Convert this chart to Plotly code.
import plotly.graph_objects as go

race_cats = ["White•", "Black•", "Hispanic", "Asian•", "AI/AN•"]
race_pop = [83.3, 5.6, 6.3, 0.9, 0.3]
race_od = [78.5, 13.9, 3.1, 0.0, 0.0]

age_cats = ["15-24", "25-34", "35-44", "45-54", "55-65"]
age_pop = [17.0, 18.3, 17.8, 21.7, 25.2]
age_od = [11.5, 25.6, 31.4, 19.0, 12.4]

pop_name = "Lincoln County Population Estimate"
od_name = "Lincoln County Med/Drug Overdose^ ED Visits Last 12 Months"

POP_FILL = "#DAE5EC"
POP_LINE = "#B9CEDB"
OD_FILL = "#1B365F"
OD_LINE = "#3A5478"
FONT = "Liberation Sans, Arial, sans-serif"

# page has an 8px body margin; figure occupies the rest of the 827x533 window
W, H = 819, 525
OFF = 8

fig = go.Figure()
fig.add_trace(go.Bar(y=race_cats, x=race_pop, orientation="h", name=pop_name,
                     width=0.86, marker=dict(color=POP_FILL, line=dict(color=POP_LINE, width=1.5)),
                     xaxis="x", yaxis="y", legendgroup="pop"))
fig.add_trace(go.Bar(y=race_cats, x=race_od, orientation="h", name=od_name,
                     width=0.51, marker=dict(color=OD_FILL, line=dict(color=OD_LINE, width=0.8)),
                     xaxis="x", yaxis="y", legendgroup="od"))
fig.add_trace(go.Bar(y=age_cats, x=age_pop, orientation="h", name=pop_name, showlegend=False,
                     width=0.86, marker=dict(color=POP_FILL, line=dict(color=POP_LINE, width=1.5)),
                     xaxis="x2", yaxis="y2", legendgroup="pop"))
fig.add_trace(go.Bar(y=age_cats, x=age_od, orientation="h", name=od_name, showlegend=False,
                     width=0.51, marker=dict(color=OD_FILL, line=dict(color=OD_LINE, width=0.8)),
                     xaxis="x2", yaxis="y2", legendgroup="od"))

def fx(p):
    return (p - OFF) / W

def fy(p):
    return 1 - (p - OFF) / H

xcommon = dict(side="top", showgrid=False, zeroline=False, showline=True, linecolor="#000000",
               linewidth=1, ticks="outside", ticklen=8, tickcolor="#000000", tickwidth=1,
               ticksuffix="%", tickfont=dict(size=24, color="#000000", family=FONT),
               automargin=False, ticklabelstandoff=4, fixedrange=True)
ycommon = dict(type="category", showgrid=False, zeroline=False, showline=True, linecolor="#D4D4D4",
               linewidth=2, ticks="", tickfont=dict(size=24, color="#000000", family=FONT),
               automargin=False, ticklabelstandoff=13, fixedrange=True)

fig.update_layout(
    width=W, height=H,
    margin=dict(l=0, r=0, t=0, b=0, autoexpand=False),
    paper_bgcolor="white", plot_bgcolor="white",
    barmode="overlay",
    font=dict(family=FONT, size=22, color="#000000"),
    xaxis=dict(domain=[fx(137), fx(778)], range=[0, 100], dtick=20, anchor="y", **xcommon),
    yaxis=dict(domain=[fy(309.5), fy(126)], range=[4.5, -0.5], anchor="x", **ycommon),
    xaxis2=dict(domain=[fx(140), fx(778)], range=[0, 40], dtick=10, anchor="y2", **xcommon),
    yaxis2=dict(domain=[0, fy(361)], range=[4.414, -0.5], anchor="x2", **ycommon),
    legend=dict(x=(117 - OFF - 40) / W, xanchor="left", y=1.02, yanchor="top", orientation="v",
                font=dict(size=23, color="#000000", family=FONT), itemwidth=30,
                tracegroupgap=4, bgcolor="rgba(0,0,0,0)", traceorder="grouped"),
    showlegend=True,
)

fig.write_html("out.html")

------------------------

- **What is being asked**
Please set down all the data word for word.

- **Solution below**
Convert this chart to Plotly code.
import plotly.graph_objects as go

race_cats = ["White•", "Black•", "Hispanic", "Asian•", "AI/AN•"]
race_pop = [83.3, 5.6, 6.3, 0.9, 0.3]
race_od = [78.5, 13.9, 3.1, 0.0, 0.0]

age_cats = ["15-24", "25-34", "35-44", "45-54", "55-65"]
age_pop = [17.0, 18.3, 17.8, 21.7, 25.2]
age_od = [11.5, 25.6, 31.4, 19.0, 12.4]

pop_name = "Lincoln County Population Estimate"
od_name = "Lincoln County Med/Drug Overdose^ ED Visits Last 12 Months"

POP_FILL = "#DAE5EC"
POP_LINE = "#B9CEDB"
OD_FILL = "#1B365F"
OD_LINE = "#3A5478"
FONT = "Liberation Sans, Arial, sans-serif"

# page has an 8px body margin; figure occupies the rest of the 827x533 window
W, H = 819, 525
OFF = 8

fig = go.Figure()
fig.add_trace(go.Bar(y=race_cats, x=race_pop, orientation="h", name=pop_name,
                     width=0.86, marker=dict(color=POP_FILL, line=dict(color=POP_LINE, width=1.5)),
                     xaxis="x", yaxis="y", legendgroup="pop"))
fig.add_trace(go.Bar(y=race_cats, x=race_od, orientation="h", name=od_name,
                     width=0.51, marker=dict(color=OD_FILL, line=dict(color=OD_LINE, width=0.8)),
                     xaxis="x", yaxis="y", legendgroup="od"))
fig.add_trace(go.Bar(y=age_cats, x=age_pop, orientation="h", name=pop_name, showlegend=False,
                     width=0.86, marker=dict(color=POP_FILL, line=dict(color=POP_LINE, width=1.5)),
                     xaxis="x2", yaxis="y2", legendgroup="pop"))
fig.add_trace(go.Bar(y=age_cats, x=age_od, orientation="h", name=od_name, showlegend=False,
                     width=0.51, marker=dict(color=OD_FILL, line=dict(color=OD_LINE, width=0.8)),
                     xaxis="x2", yaxis="y2", legendgroup="od"))

def fx(p):
    return (p - OFF) / W

def fy(p):
    return 1 - (p - OFF) / H

xcommon = dict(side="top", showgrid=False, zeroline=False, showline=True, linecolor="#000000",
               linewidth=1, ticks="outside", ticklen=8, tickcolor="#000000", tickwidth=1,
               ticksuffix="%", tickfont=dict(size=24, color="#000000", family=FONT),
               automargin=False, ticklabelstandoff=4, fixedrange=True)
ycommon = dict(type="category", showgrid=False, zeroline=False, showline=True, linecolor="#D4D4D4",
               linewidth=2, ticks="", tickfont=dict(size=24, color="#000000", family=FONT),
               automargin=False, ticklabelstandoff=13, fixedrange=True)

fig.update_layout(
    width=W, height=H,
    margin=dict(l=0, r=0, t=0, b=0, autoexpand=False),
    paper_bgcolor="white", plot_bgcolor="white",
    barmode="overlay",
    font=dict(family=FONT, size=22, color="#000000"),
    xaxis=dict(domain=[fx(137), fx(778)], range=[0, 100], dtick=20, anchor="y", **xcommon),
    yaxis=dict(domain=[fy(309.5), fy(126)], range=[4.5, -0.5], anchor="x", **ycommon),
    xaxis2=dict(domain=[fx(140), fx(778)], range=[0, 40], dtick=10, anchor="y2", **xcommon),
    yaxis2=dict(domain=[0, fy(361)], range=[4.414, -0.5], anchor="x2", **ycommon),
    legend=dict(x=(117 - OFF - 40) / W, xanchor="left", y=1.02, yanchor="top", orientation="v",
                font=dict(size=23, color="#000000", family=FONT), itemwidth=30,
                tracegroupgap=4, bgcolor="rgba(0,0,0,0)", traceorder="grouped"),
    showlegend=True,
)

fig.write_html("out.html")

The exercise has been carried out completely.